Dass Außenministerin Baerbock zugleich erklärte, dass all jene, die nun eine Rückkehr der syrischen Flüchtlinge in ihre Heimat forderten, den „Bezug zur Realität im Nahen Osten verloren“ hätten, stimmt indes skeptisch, ob zumindest Teile der Bundesregierung nicht längst eine neue Migrationswelle vorbereiten.
In jedem Falle zeigt sich einmal mehr die ganze Unsinnigkeit der von Baerbock bei ihrem Amtsantritt verkündeten Prinzipien der „feministischen“ oder auch der „wertegeleiteten Außenpolitik“. In Tagen wie diesen erweisen sie sich als wohlklingende Schlagworte, die in den warmen Wohnzimmern, Hörsälen und Redaktionsräumen der westlichen Welt gut ankommen mögen, in der rauen Wirklichkeit – in der es allein darum geht, welcher Akteur mit welchen Kräften welche Ziele verfolgt – jedoch keinerlei Wirkung zeigen.

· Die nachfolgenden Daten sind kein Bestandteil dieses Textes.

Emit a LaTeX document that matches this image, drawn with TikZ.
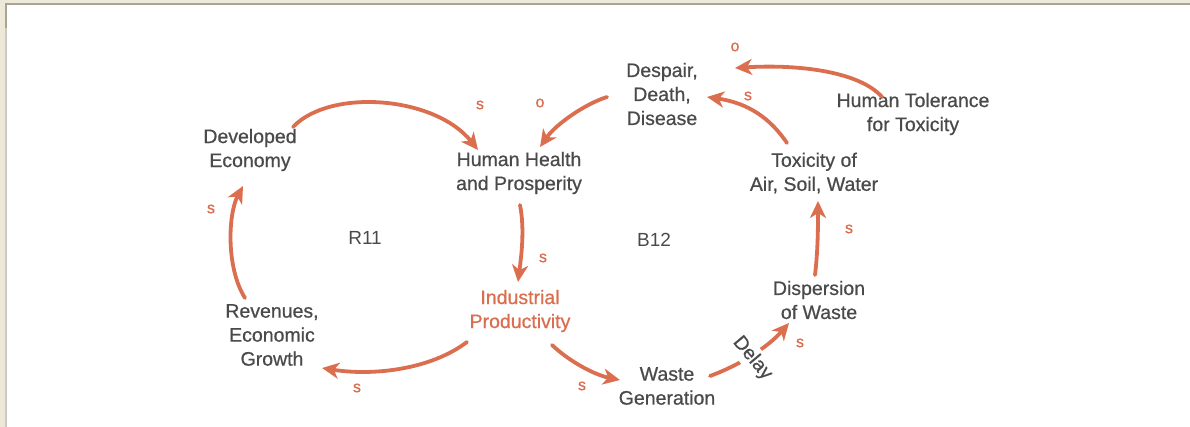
\documentclass[tikz,border=0pt]{standalone}
\usepackage{fontspec}
\setmainfont{Liberation Sans}
\newfontfamily\varfont{Liberation Sans}[FakeBold=0.7]
\usetikzlibrary{arrows.meta}
\definecolor{loopc}{RGB}{218,110,78}
\definecolor{inkc}{RGB}{74,74,74}
\definecolor{rimc}{RGB}{237,233,216}
\definecolor{edgec}{RGB}{168,165,150}

\tikzset{
  var/.style={align=center, text=inkc, inner sep=0pt, font=\varfont\fontsize{19.5}{24}\selectfont},
  link/.style={draw=loopc, line width=3.8, line cap=round, -{Stealth[length=17pt,width=16pt,inset=5pt]}},
  sign/.style={text=loopc, inner sep=0pt, font=\varfont\fontsize{16}{16}\selectfont},
  looptag/.style={text=inkc, inner sep=0pt, font=\fontsize{19}{19}\selectfont},
}

\begin{document}
\begin{tikzpicture}[x=1pt,y=-1pt]
\useasboundingbox (0,0) rectangle (1190,427);

%Shape: Frame [id:dp3305718224196173] 
\fill [rimc] (0,0) rectangle (1190,3) ;
\fill [rimc] (0,0) rectangle (4.5,427) ;
\fill [edgec] (4.5,3) rectangle (1190,5.5) ;
\fill [edgec!60] (4.5,3) rectangle (6.5,427) ;
\fill [edgec] (4.5,3) rectangle (6.5,28) ;

% Text Node
\node [var] (devel) at (250,150) {Developed\\Economy};
% Text Node
\node [var] (health) at (519,173) {Human Health\\and Prosperity};
% Text Node
\node [var] (despair) at (662,94) {Despair,\\Death,\\Disease};
% Text Node
\node [var] (tolerance) at (913,114) {Human Tolerance\\for Toxicity};
% Text Node
\node [var] (toxicity) at (814,173) {Toxicity of\\Air, Soil, Water};
% Text Node
\node [var, text=loopc] (industry) at (520,311) {Industrial\\Productivity};
% Text Node
\node [var] (revenue) at (272,335) {Revenues,\\Economic\\Growth};
% Text Node
\node [var] (dispersion) at (819,300) {Dispersion\\of Waste};
% Text Node
\node [var] (waste) at (667,386) {Waste\\Generation};
% Text Node
\node [looptag] (r11) at (365,238) {R11};
% Text Node
\node [looptag] (b12) at (654,240) {B12};

%Curve Lines [id:da6120457738194426] 
\draw [link] ([shift={(43,-23)}]devel.center) .. controls (330,88) and (435,96) .. ([shift={(-41,-23)}]health.center) ;
%Curve Lines [id:da1849027745930611] 
\draw [link] ([shift={(-55,3)}]despair.center) .. controls (585,104) and (556,124) .. ([shift={(21,-26)}]health.center) ;
%Curve Lines [id:da9572214830316655] 
\draw [link] ([shift={(-31,-17)}]tolerance.center) .. controls (860,72) and (800,64) .. ([shift={(73,-26)}]despair.center) ;
%Curve Lines [id:da2873040066135849] 
\draw [link] ([shift={(-27,-30)}]toxicity.center) .. controls (770,118) and (748,103) .. ([shift={(45,3)}]despair.center) ;
%Curve Lines [id:da7435160892370312] 
\draw [link] ([shift={(1,32)}]health.center) .. controls (525,230) and (521,258) .. ([shift={(-2,-29)}]industry.center) ;
%Curve Lines [id:da4083722164497095] 
\draw [link] ([shift={(-53,31)}]industry.center) .. controls (430,370) and (372,376) .. ([shift={(50,33)}]revenue.center) ;
%Curve Lines [id:da3368100957441178] 
\draw [link] ([shift={(-27,-37)}]revenue.center) .. controls (226,268) and (228,214) .. ([shift={(-7,36)}]devel.center) ;
%Curve Lines [id:da5516939037104487] 
\draw [link] ([shift={(32,34)}]industry.center) .. controls (570,362) and (595,375) .. ([shift={(-47,-6)}]waste.center) ;
%Curve Lines [id:da8841262357705163] 
\draw [link] ([shift={(43,-10)}]waste.center) .. controls (740,365) and (768,347) .. node [pos=0.47, var, fill=white, inner sep=3pt, rotate=-50, xshift=3pt] (delay) {Delay} ([shift={(-30,23)}]dispersion.center) ;
%Curve Lines [id:da1297740032456918] 
\draw [link] ([shift={(-4,-25)}]dispersion.center) .. controls (818,250) and (818,226) .. ([shift={(4,28)}]toxicity.center) ;

% Text Node
\node [sign] (s1) at (480,105) {s};
% Text Node
\node [sign] (o2) at (540,103) {o};
% Text Node
\node [sign] (o3) at (735,47) {o};
% Text Node
\node [sign] (s4) at (748,96) {s};
% Text Node
\node [sign] (s5) at (543,258) {s};
% Text Node
\node [sign] (s6) at (357,388) {s};
% Text Node
\node [sign] (s7) at (211,209) {s};
% Text Node
\node [sign] (s8) at (582,386) {s};
% Text Node
\node [sign] (s9) at (800,343) {s};
% Text Node
\node [sign] (s10) at (849,229) {s};

\end{tikzpicture}
\end{document}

Und so können sowohl die betroffenen Zivilisten in der Region als auch die Menschen in den anliegenden Staaten bis hin nach Deutschland nur hoffen, dass Syrien – etwa unter türkischem Einfluss – einen dritten Weg findet zwischen der bisherigen linksnationalistischen Diktatur der Assads und einem muslimischen Gottesstaat. Ansonsten gnade uns Allah.